When the Ogdensburg City Council recently voted not to support the Fort de la Présentation Association in its quest to get grant funding to purchase the property that used to be the fort, it was penny wise, pound foolish.
Mayor Wayne L. Ashley and Councilmen David G. Price, Michael B. Powers and Timothy P. Davis all said they did not want the property going to the association because if it were owned by the nonprofit organization, it would be taken off the tax rolls. The property’s annual tax bill is about $740.
Fort de la Présentation Association President Barbara O’Keefe spoke to the council before it took its vote. The acquisition of the property, she said, will offset the tax loss with multiplier dollars brought in through tourism.
“The deep water dockage on the property will allow us to welcome tall ships, tour boats and domestic cruise ships to enhance our tourism efforts,” she said, according to a story published July 9 by the Watertown Daily Times.
The site is adjacent to the property on which a reproduction of the fort is planned to be built. Acquisition of the property, in addition to giving the association more waterfront access, would secure an important artifact field that has only been lightly touched.
The property is where the actual fort stood. It is a precious piece of Ogdensburg history that could be lost for $740 per year.
Mr. Price said he wasn’t concerned about the $740; he was concerned about losing that $740 per year forever.
What he didn’t consider was the much greater amount of money available if the Fort de la Présentation Association was able to complete its transformation of this important piece of real estate into a genuine tourist attraction. That’s forever, too.
It’s a volunteer group trying to develop the site. Progress has been slow, but momentum has been growing.
Councilor Jennifer Stevenson disagreed with her colleagues’ decision not to support the Fort de la Présentation Association.

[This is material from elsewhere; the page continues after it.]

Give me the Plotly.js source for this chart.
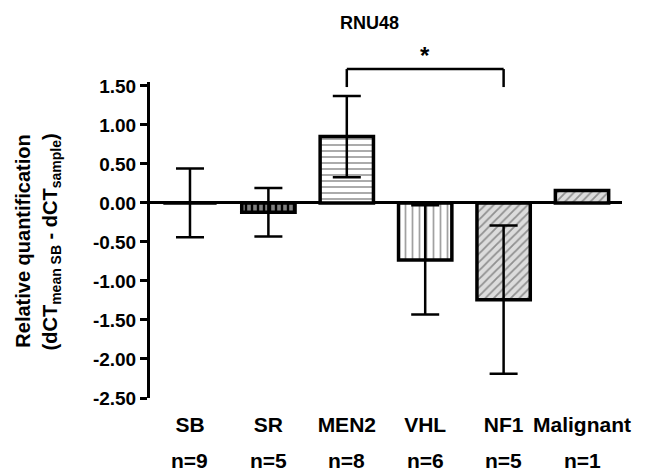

“The fort seems to be gaining momentum with what they have been doing in that area of the city,” she said. “They’ve got a beautiful park that our citizens have use of, and this is the site of the original fort. It’s not just acquiring a piece of land. It is a piece of land with our history embedded in it.”
Now is not the time to abandon this effort; now is the time to make an investment. The council members who voted against supporting the association all said it wasn’t the amount of money. It was just that it was some money.
But the unescapable truth is — it’s a small amount of money. The loss of it won’t make any difference in the city’s battle to right its financial ship.
As Ms. Stevenson said, the city doesn’t really have a say in who buys the property. Another nonprofit could buy it and take it off the tax rolls, and then it would go with no return in the form of tourism revenue.
Endorsing the Fort de la Présentation Association in its efforts is an easy decision to make. Not supporting the association is penny wise, pound foolish.